### STATED GOAL
Retype the whole listing verbatim and keep the pictures out of it.

### RECORDED INFORMATION

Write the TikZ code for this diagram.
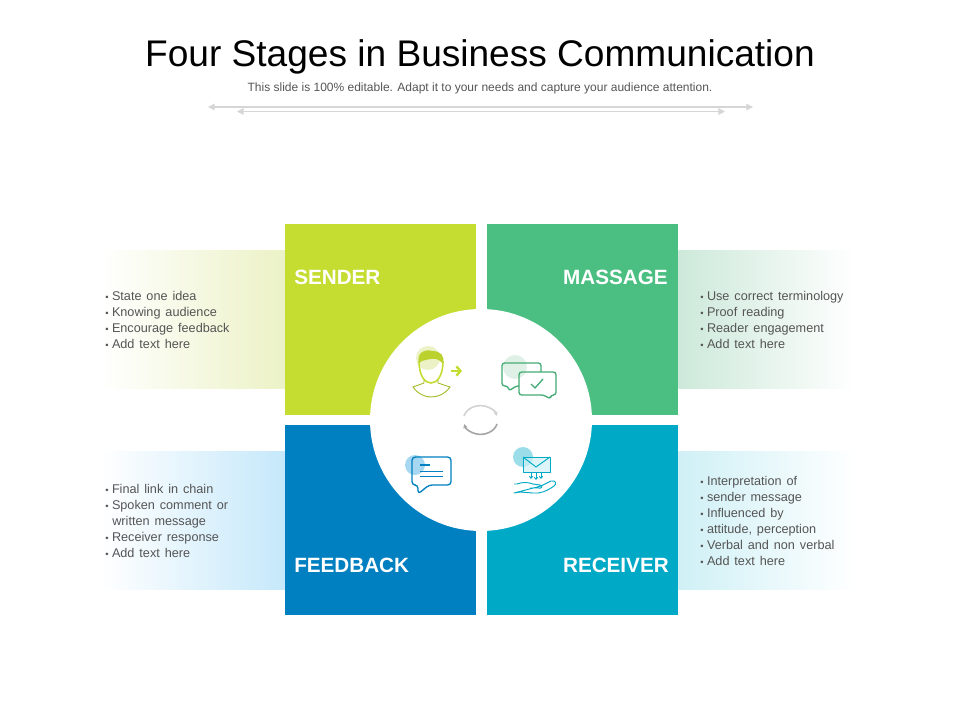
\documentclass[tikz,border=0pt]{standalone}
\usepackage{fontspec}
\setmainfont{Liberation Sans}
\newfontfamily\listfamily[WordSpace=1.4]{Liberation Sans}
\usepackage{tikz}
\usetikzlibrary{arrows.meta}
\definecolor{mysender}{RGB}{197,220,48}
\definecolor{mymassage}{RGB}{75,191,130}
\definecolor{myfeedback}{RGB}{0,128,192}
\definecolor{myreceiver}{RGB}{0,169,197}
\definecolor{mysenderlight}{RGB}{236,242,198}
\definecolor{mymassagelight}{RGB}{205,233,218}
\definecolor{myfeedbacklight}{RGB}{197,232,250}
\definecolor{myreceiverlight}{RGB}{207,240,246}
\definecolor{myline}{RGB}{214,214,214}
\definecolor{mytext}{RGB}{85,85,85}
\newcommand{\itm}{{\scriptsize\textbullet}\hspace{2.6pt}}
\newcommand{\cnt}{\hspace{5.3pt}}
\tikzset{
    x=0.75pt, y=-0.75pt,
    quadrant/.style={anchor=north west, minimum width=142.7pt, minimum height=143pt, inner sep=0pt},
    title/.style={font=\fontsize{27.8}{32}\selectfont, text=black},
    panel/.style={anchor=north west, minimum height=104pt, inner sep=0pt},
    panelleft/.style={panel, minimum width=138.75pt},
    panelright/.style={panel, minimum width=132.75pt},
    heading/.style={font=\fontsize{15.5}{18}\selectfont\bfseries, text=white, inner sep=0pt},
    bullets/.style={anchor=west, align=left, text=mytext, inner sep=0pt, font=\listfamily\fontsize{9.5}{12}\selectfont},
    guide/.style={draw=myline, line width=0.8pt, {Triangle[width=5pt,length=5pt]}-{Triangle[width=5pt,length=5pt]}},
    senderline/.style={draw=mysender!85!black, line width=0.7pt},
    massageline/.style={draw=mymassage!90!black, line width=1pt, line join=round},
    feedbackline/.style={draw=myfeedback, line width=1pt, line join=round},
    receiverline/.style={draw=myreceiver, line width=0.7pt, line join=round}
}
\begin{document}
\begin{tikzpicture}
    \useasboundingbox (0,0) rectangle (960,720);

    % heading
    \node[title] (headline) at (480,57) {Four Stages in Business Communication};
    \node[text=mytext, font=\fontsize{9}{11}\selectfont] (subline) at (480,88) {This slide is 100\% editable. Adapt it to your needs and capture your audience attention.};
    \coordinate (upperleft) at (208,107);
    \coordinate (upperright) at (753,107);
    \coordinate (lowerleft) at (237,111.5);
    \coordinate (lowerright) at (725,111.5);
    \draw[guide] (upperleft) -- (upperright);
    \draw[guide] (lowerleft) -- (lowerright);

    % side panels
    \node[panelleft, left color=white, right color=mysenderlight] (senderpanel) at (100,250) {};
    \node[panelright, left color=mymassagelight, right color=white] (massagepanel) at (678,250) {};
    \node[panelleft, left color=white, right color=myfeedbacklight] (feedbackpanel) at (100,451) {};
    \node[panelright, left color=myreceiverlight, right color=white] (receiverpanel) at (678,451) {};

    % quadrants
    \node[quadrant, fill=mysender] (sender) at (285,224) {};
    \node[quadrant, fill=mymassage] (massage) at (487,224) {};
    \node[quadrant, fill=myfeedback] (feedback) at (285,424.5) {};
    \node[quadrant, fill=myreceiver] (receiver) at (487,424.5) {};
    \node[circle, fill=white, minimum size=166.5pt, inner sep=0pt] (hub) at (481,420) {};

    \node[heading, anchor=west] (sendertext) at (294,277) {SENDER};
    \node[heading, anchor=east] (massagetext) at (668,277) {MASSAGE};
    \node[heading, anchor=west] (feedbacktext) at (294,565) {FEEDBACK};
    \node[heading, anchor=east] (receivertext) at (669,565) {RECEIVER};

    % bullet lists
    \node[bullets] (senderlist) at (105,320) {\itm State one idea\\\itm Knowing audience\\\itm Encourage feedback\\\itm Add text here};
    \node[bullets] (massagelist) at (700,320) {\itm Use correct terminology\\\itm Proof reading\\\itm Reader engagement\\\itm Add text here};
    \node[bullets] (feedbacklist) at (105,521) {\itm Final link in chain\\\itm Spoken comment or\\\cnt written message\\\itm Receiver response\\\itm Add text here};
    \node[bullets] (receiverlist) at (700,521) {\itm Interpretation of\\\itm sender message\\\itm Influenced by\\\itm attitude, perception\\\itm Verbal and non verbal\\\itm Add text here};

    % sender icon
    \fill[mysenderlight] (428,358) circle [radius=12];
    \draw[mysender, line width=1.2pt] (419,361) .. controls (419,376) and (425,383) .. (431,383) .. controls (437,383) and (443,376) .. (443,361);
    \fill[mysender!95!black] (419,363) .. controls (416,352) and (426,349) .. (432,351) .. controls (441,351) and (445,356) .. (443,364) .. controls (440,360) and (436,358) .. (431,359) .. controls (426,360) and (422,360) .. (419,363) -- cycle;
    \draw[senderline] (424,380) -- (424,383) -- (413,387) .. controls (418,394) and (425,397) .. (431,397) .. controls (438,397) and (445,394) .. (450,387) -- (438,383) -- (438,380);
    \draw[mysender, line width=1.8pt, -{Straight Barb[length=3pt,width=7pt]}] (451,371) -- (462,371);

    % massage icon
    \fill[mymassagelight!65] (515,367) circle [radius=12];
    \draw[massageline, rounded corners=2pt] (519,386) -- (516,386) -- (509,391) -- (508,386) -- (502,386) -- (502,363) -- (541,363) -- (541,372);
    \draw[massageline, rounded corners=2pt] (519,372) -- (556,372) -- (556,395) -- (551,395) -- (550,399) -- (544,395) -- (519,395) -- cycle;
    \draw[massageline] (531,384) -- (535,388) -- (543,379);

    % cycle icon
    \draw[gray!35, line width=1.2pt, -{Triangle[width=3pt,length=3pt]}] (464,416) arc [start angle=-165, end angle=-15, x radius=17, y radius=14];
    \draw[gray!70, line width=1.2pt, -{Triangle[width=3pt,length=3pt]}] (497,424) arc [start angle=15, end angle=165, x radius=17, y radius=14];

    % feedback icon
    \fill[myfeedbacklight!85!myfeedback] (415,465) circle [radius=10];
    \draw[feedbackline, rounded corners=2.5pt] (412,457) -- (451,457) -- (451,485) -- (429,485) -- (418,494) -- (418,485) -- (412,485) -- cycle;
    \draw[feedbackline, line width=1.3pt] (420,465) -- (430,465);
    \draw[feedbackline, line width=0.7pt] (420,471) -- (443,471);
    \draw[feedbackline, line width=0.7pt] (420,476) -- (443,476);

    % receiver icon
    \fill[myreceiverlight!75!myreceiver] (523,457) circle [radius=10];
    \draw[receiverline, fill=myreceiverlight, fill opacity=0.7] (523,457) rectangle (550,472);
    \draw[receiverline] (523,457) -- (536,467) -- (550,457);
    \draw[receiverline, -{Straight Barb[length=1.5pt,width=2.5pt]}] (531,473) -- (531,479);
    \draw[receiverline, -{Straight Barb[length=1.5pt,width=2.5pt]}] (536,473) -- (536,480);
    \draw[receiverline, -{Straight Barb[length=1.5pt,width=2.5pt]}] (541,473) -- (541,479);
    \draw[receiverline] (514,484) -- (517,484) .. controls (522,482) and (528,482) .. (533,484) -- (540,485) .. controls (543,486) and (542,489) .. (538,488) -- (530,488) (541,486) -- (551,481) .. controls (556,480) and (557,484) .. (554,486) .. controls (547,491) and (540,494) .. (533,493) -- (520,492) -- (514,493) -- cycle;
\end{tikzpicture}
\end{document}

### THE ANSWER
Write the TikZ code for this diagram.
\documentclass[tikz,border=0pt]{standalone}
\usepackage{fontspec}
\setmainfont{Liberation Sans}
\newfontfamily\listfamily[WordSpace=1.4]{Liberation Sans}
\usepackage{tikz}
\usetikzlibrary{arrows.meta}
\definecolor{mysender}{RGB}{197,220,48}
\definecolor{mymassage}{RGB}{75,191,130}
\definecolor{myfeedback}{RGB}{0,128,192}
\definecolor{myreceiver}{RGB}{0,169,197}
\definecolor{mysenderlight}{RGB}{236,242,198}
\definecolor{mymassagelight}{RGB}{205,233,218}
\definecolor{myfeedbacklight}{RGB}{197,232,250}
\definecolor{myreceiverlight}{RGB}{207,240,246}
\definecolor{myline}{RGB}{214,214,214}
\definecolor{mytext}{RGB}{85,85,85}
\newcommand{\itm}{{\scriptsize\textbullet}\hspace{2.6pt}}
\newcommand{\cnt}{\hspace{5.3pt}}
\tikzset{
    x=0.75pt, y=-0.75pt,
    quadrant/.style={anchor=north west, minimum width=142.7pt, minimum height=143pt, inner sep=0pt},
    title/.style={font=\fontsize{27.8}{32}\selectfont, text=black},
    panel/.style={anchor=north west, minimum height=104pt, inner sep=0pt},
    panelleft/.style={panel, minimum width=138.75pt},
    panelright/.style={panel, minimum width=132.75pt},
    heading/.style={font=\fontsize{15.5}{18}\selectfont\bfseries, text=white, inner sep=0pt},
    bullets/.style={anchor=west, align=left, text=mytext, inner sep=0pt, font=\listfamily\fontsize{9.5}{12}\selectfont},
    guide/.style={draw=myline, line width=0.8pt, {Triangle[width=5pt,length=5pt]}-{Triangle[width=5pt,length=5pt]}},
    senderline/.style={draw=mysender!85!black, line width=0.7pt},
    massageline/.style={draw=mymassage!90!black, line width=1pt, line join=round},
    feedbackline/.style={draw=myfeedback, line width=1pt, line join=round},
    receiverline/.style={draw=myreceiver, line width=0.7pt, line join=round}
}
\begin{document}
\begin{tikzpicture}
    \useasboundingbox (0,0) rectangle (960,720);

    % heading
    \node[title] (headline) at (480,57) {Four Stages in Business Communication};
    \node[text=mytext, font=\fontsize{9}{11}\selectfont] (subline) at (480,88) {This slide is 100\% editable. Adapt it to your needs and capture your audience attention.};
    \coordinate (upperleft) at (208,107);
    \coordinate (upperright) at (753,107);
    \coordinate (lowerleft) at (237,111.5);
    \coordinate (lowerright) at (725,111.5);
    \draw[guide] (upperleft) -- (upperright);
    \draw[guide] (lowerleft) -- (lowerright);

    % side panels
    \node[panelleft, left color=white, right color=mysenderlight] (senderpanel) at (100,250) {};
    \node[panelright, left color=mymassagelight, right color=white] (massagepanel) at (678,250) {};
    \node[panelleft, left color=white, right color=myfeedbacklight] (feedbackpanel) at (100,451) {};
    \node[panelright, left color=myreceiverlight, right color=white] (receiverpanel) at (678,451) {};

    % quadrants
    \node[quadrant, fill=mysender] (sender) at (285,224) {};
    \node[quadrant, fill=mymassage] (massage) at (487,224) {};
    \node[quadrant, fill=myfeedback] (feedback) at (285,424.5) {};
    \node[quadrant, fill=myreceiver] (receiver) at (487,424.5) {};
    \node[circle, fill=white, minimum size=166.5pt, inner sep=0pt] (hub) at (481,420) {};

    \node[heading, anchor=west] (sendertext) at (294,277) {SENDER};
    \node[heading, anchor=east] (massagetext) at (668,277) {MASSAGE};
    \node[heading, anchor=west] (feedbacktext) at (294,565) {FEEDBACK};
    \node[heading, anchor=east] (receivertext) at (669,565) {RECEIVER};

    % bullet lists
    \node[bullets] (senderlist) at (105,320) {\itm State one idea\\\itm Knowing audience\\\itm Encourage feedback\\\itm Add text here};
    \node[bullets] (massagelist) at (700,320) {\itm Use correct terminology\\\itm Proof reading\\\itm Reader engagement\\\itm Add text here};
    \node[bullets] (feedbacklist) at (105,521) {\itm Final link in chain\\\itm Spoken comment or\\\cnt written message\\\itm Receiver response\\\itm Add text here};
    \node[bullets] (receiverlist) at (700,521) {\itm Interpretation of\\\itm sender message\\\itm Influenced by\\\itm attitude, perception\\\itm Verbal and non verbal\\\itm Add text here};

    % sender icon
    \fill[mysenderlight] (428,358) circle [radius=12];
    \draw[mysender, line width=1.2pt] (419,361) .. controls (419,376) and (425,383) .. (431,383) .. controls (437,383) and (443,376) .. (443,361);
    \fill[mysender!95!black] (419,363) .. controls (416,352) and (426,349) .. (432,351) .. controls (441,351) and (445,356) .. (443,364) .. controls (440,360) and (436,358) .. (431,359) .. controls (426,360) and (422,360) .. (419,363) -- cycle;
    \draw[senderline] (424,380) -- (424,383) -- (413,387) .. controls (418,394) and (425,397) .. (431,397) .. controls (438,397) and (445,394) .. (450,387) -- (438,383) -- (438,380);
    \draw[mysender, line width=1.8pt, -{Straight Barb[length=3pt,width=7pt]}] (451,371) -- (462,371);

    % massage icon
    \fill[mymassagelight!65] (515,367) circle [radius=12];
    \draw[massageline, rounded corners=2pt] (519,386) -- (516,386) -- (509,391) -- (508,386) -- (502,386) -- (502,363) -- (541,363) -- (541,372);
    \draw[massageline, rounded corners=2pt] (519,372) -- (556,372) -- (556,395) -- (551,395) -- (550,399) -- (544,395) -- (519,395) -- cycle;
    \draw[massageline] (531,384) -- (535,388) -- (543,379);

    % cycle icon
    \draw[gray!35, line width=1.2pt, -{Triangle[width=3pt,length=3pt]}] (464,416) arc [start angle=-165, end angle=-15, x radius=17, y radius=14];
    \draw[gray!70, line width=1.2pt, -{Triangle[width=3pt,length=3pt]}] (497,424) arc [start angle=15, end angle=165, x radius=17, y radius=14];

    % feedback icon
    \fill[myfeedbacklight!85!myfeedback] (415,465) circle [radius=10];
    \draw[feedbackline, rounded corners=2.5pt] (412,457) -- (451,457) -- (451,485) -- (429,485) -- (418,494) -- (418,485) -- (412,485) -- cycle;
    \draw[feedbackline, line width=1.3pt] (420,465) -- (430,465);
    \draw[feedbackline, line width=0.7pt] (420,471) -- (443,471);
    \draw[feedbackline, line width=0.7pt] (420,476) -- (443,476);

    % receiver icon
    \fill[myreceiverlight!75!myreceiver] (523,457) circle [radius=10];
    \draw[receiverline, fill=myreceiverlight, fill opacity=0.7] (523,457) rectangle (550,472);
    \draw[receiverline] (523,457) -- (536,467) -- (550,457);
    \draw[receiverline, -{Straight Barb[length=1.5pt,width=2.5pt]}] (531,473) -- (531,479);
    \draw[receiverline, -{Straight Barb[length=1.5pt,width=2.5pt]}] (536,473) -- (536,480);
    \draw[receiverline, -{Straight Barb[length=1.5pt,width=2.5pt]}] (541,473) -- (541,479);
    \draw[receiverline] (514,484) -- (517,484) .. controls (522,482) and (528,482) .. (533,484) -- (540,485) .. controls (543,486) and (542,489) .. (538,488) -- (530,488) (541,486) -- (551,481) .. controls (556,480) and (557,484) .. (554,486) .. controls (547,491) and (540,494) .. (533,493) -- (520,492) -- (514,493) -- cycle;
\end{tikzpicture}
\end{document}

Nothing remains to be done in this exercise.